Tuesday, March 27, 2007

Evil Villagers Go Digital

The august firm of Austrian piano-makers, Bösendorfer, are now making a digital instrument. While it's fine to have a Bösendorfer keyboard and action fronting for an otherwise electronic instrument, and the Vienna Symphonic Library-made samples are very good, it's still basically playing a set of samples, and even with increases in memory size and computing speed, a sample set is still going to do a poor job with a number of subtle but still characteristic physical interactions that go into a complex instrument like the piano (sympathetic resonances, cancellations, interference beating etc.). On the other hand, there may very well be an aesthetic which looks kindly on instruments without such pronounced secondary effects, in which case this instrument can certainly be used.

2 comments:

Anonymous said...

Well at least get the spelling right - Boese is evil, Boerse is a stock exchange.

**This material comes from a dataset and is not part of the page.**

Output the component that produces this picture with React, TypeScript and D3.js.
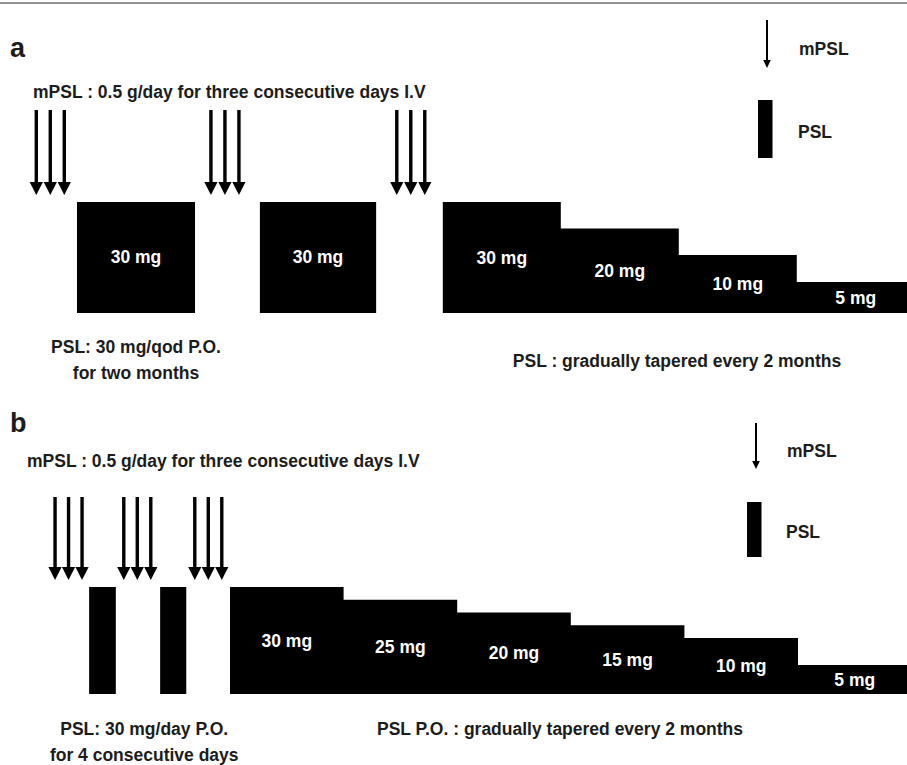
import { useEffect, useRef } from 'react';
import * as d3 from 'd3';

// Panel a: month (relative to first PSL course) of each first mPSL infusion
const A_PULSES = [-0.69, 2.27, 5.42];
// alternate-day PSL courses
const A_QOD_START = [0, 3.1];
const A_QOD_END = [2.0, 5.07];
const A_QOD_DOSE = [30, 30];
// taper
const A_TAPER_START = 6.2;
const A_TAPER_DOSES = [30, 20, 10, 5];

// Panel b
const B_PULSES = [-3.08, -1.87, -0.62];
const B_DAILY_START = [-2.48, -1.23];
const B_DAILY_END = [-2.01, -0.77];
const B_DAILY_DOSE = [30, 30];
const B_TAPER_START = 0;
const B_TAPER_DOSES = [30, 25, 20, 15, 10, 5];

const STEP_MONTHS = 2;
const PULSE_DAYS = 3;

const FONT = '"Liberation Sans", Arial, Helvetica, sans-serif';
const INK = '#1c1c1c';

type Panel = {
  letter: string;
  letterY: number;
  headerX: number;
  headerY: number;
  x: d3.ScaleLinear<number, number>;
  y: d3.ScaleLinear<number, number>;
  pulses: number[];
  dayGap: number;
  shaftTop: number;
  headBase: number;
  tip: number;
  courseStart: number[];
  courseEnd: number[];
  courseDose: number[];
  taperStart: number;
  taperDoses: number[];
  captions: { t: number; y: number; text: string }[];
  legend: { x: number; top: number; tip: number; textX: number; mY: number; rectTop: number; rectBottom: number; pY: number };
};

const App = () => {
  const svgRef = useRef<SVGSVGElement>(null);

  useEffect(() => {
    if (!svgRef.current) return;
    const svg = d3.select(svgRef.current);
    svg.selectAll('*').remove();

    const width = 907;
    const height = 765;

    // thin rule at the top of the figure
    svg.append('line')
      .attr('x1', 0).attr('x2', width)
      .attr('y1', 3).attr('y2', 3)
      .attr('stroke', '#6e6e6e')
      .attr('stroke-width', 1.5);

    const panels: Panel[] = [
      {
        letter: 'a',
        letterY: 57,
        headerX: 33,
        headerY: 98,
        x: d3.scaleLinear().domain([0, 14]).range([77, 77 + 14 * 59]),
        y: d3.scaleLinear().domain([0, 5, 10, 30]).range([313, 282, 255, 202]),
        pulses: A_PULSES,
        dayGap: 14,
        shaftTop: 110,
        headBase: 182,
        tip: 195,
        courseStart: A_QOD_START,
        courseEnd: A_QOD_END,
        courseDose: A_QOD_DOSE,
        taperStart: A_TAPER_START,
        taperDoses: A_TAPER_DOSES,
        captions: [
          { t: 1, y: 353, text: 'PSL: 30 mg/qod P.O.' },
          { t: 1, y: 379, text: 'for two months' },
          { t: 10.17, y: 367, text: 'PSL : gradually tapered every 2 months' },
        ],
        legend: { x: 767, top: 20, tip: 68, textX: 799, mY: 55, rectTop: 100, rectBottom: 158, pY: 138 },
      },
      {
        letter: 'b',
        letterY: 432,
        headerX: 27,
        headerY: 467,
        x: d3.scaleLinear().domain([0, 12]).range([230, 230 + 12 * 56.8]),
        y: d3.scaleLinear().domain([0, 5, 10, 30]).range([694, 665, 638, 587]),
        pulses: B_PULSES,
        dayGap: 13.5,
        shaftTop: 497,
        headBase: 567,
        tip: 580,
        courseStart: B_DAILY_START,
        courseEnd: B_DAILY_END,
        courseDose: B_DAILY_DOSE,
        taperStart: B_TAPER_START,
        taperDoses: B_TAPER_DOSES,
        captions: [
          { t: -1.51, y: 735, text: 'PSL: 30 mg/day P.O.' },
          { t: -1.51, y: 761, text: 'for 4 consecutive days' },
          { t: 5.81, y: 735, text: 'PSL P.O. : gradually tapered every 2 months' },
        ],
        legend: { x: 756, top: 423, tip: 469, textX: 787, mY: 457, rectTop: 502, rectBottom: 557, pY: 538 },
      },
    ];

    panels.forEach((p) => {
      const g = svg.append('g')
        .attr('font-family', FONT)
        .attr('font-weight', 'bold');

      g.append('text')
        .attr('x', 10)
        .attr('y', p.letterY)
        .attr('font-size', 27)
        .attr('fill', INK)
        .text(p.letter);

      g.append('text')
        .attr('x', p.headerX)
        .attr('y', p.headerY)
        .attr('font-size', 17.5)
        .attr('fill', INK)
        .text('mPSL : 0.5 g/day for three consecutive days I.V');

      // mPSL pulses: three thick arrows each
      p.pulses.forEach((t) => {
        d3.range(PULSE_DAYS).forEach((d) => {
          const cx = p.x(t) + d * p.dayGap;
          g.append('rect')
            .attr('x', cx - 1.7)
            .attr('y', p.shaftTop)
            .attr('width', 3.4)
            .attr('height', p.headBase - p.shaftTop + 1)
            .attr('fill', '#000');
          g.append('path')
            .attr('d', `M${cx - 6.6},${p.headBase}L${cx + 6.6},${p.headBase}L${cx},${p.tip}Z`)
            .attr('fill', '#000');
        });
      });

      const base = p.y(0);

      // oral PSL courses before the taper
      p.courseStart.forEach((s, i) => {
        const x0 = p.x(s);
        const x1 = p.x(p.courseEnd[i]);
        const top = p.y(p.courseDose[i]);
        g.append('rect')
          .attr('x', x0)
          .attr('y', top)
          .attr('width', x1 - x0)
          .attr('height', base - top)
          .attr('fill', '#000');
        if (x1 - x0 > 60) {
          g.append('text')
            .attr('x', (x0 + x1) / 2)
            .attr('y', (top + base) / 2 + 5)
            .attr('text-anchor', 'middle')
            .attr('font-size', 17.5)
            .attr('fill', '#fff')
            .text(`${p.courseDose[i]} mg`);
        }
      });

      // tapering staircase
      const steps = p.taperDoses.map((dose, i) => ({ t: p.taperStart + i * STEP_MONTHS, dose }));
      const last = steps[steps.length - 1];
      const area = d3.area<{ t: number; dose: number }>()
        .x((d) => p.x(d.t))
        .y0(base)
        .y1((d) => p.y(d.dose))
        .curve(d3.curveStepAfter);
      g.append('path')
        .datum([...steps, { t: last.t + STEP_MONTHS, dose: last.dose }])
        .attr('d', area)
        .attr('fill', '#000');

      steps.forEach((s) => {
        const top = p.y(s.dose);
        g.append('text')
          .attr('x', (p.x(s.t) + p.x(s.t + STEP_MONTHS)) / 2)
          .attr('y', (top + base) / 2 + 6)
          .attr('text-anchor', 'middle')
          .attr('font-size', 17.5)
          .attr('fill', '#fff')
          .text(`${s.dose} mg`);
      });

      p.captions.forEach((c) => {
        g.append('text')
          .attr('x', p.x(c.t))
          .attr('y', c.y)
          .attr('text-anchor', 'middle')
          .attr('font-size', 17.5)
          .attr('fill', INK)
          .text(c.text);
      });

      // legend
      const L = p.legend;
      g.append('line')
        .attr('x1', L.x).attr('x2', L.x)
        .attr('y1', L.top).attr('y2', L.tip - 7)
        .attr('stroke', '#000')
        .attr('stroke-width', 2);
      g.append('path')
        .attr('d', `M${L.x - 3.8},${L.tip - 8}L${L.x + 3.8},${L.tip - 8}L${L.x},${L.tip}Z`)
        .attr('fill', '#000');
      g.append('text')
        .attr('x', L.textX)
        .attr('y', L.mY)
        .attr('font-size', 17.5)
        .attr('fill', INK)
        .text('mPSL');
      g.append('rect')
        .attr('x', L.x - 9)
        .attr('y', L.rectTop)
        .attr('width', 14.5)
        .attr('height', L.rectBottom - L.rectTop)
        .attr('fill', '#000');
      g.append('text')
        .attr('x', L.textX - 1)
        .attr('y', L.pY)
        .attr('font-size', 17.5)
        .attr('fill', INK)
        .text('PSL');
    });

    svg.attr('width', width).attr('height', height);
  }, []);

  return (
    <svg
      ref={svgRef}
      width={907}
      height={765}
      style={{ position: 'absolute', left: 0, top: 0, background: '#fff' }}
    />
  );
};

export default App;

Or is that a very subtle anti-capitalist deliberate mistake of yours??

Anyway, in a curious coincidence, I have been renting a clavichord from a member of the German Clavichord Society, who is a former financial analyst - and also owns a small Boesendorfer grand... among half a dozen more keyboard instruments.

Daniel Wolf said...

No bad pun intended, just an artifact from Via Voice (my vision is poor, so I use Via Voice a lot, but it's far from perfect when a text is in mixed languages).

In any case, I save my anti-capitalist munition for the real bad guys, not for Bösendorfer, a small firm that has produced some of the most memorable instruments I have ever encountered -- from La Monte Young's retuned Imperial to the small grand in the Bartok house in Budapest -- perfect for accompanying voices, and impossible to play louder than a mf.

I've taught many brokers over the years here in Frankfurt, and not a few of them have been talented musicians who've taken another path.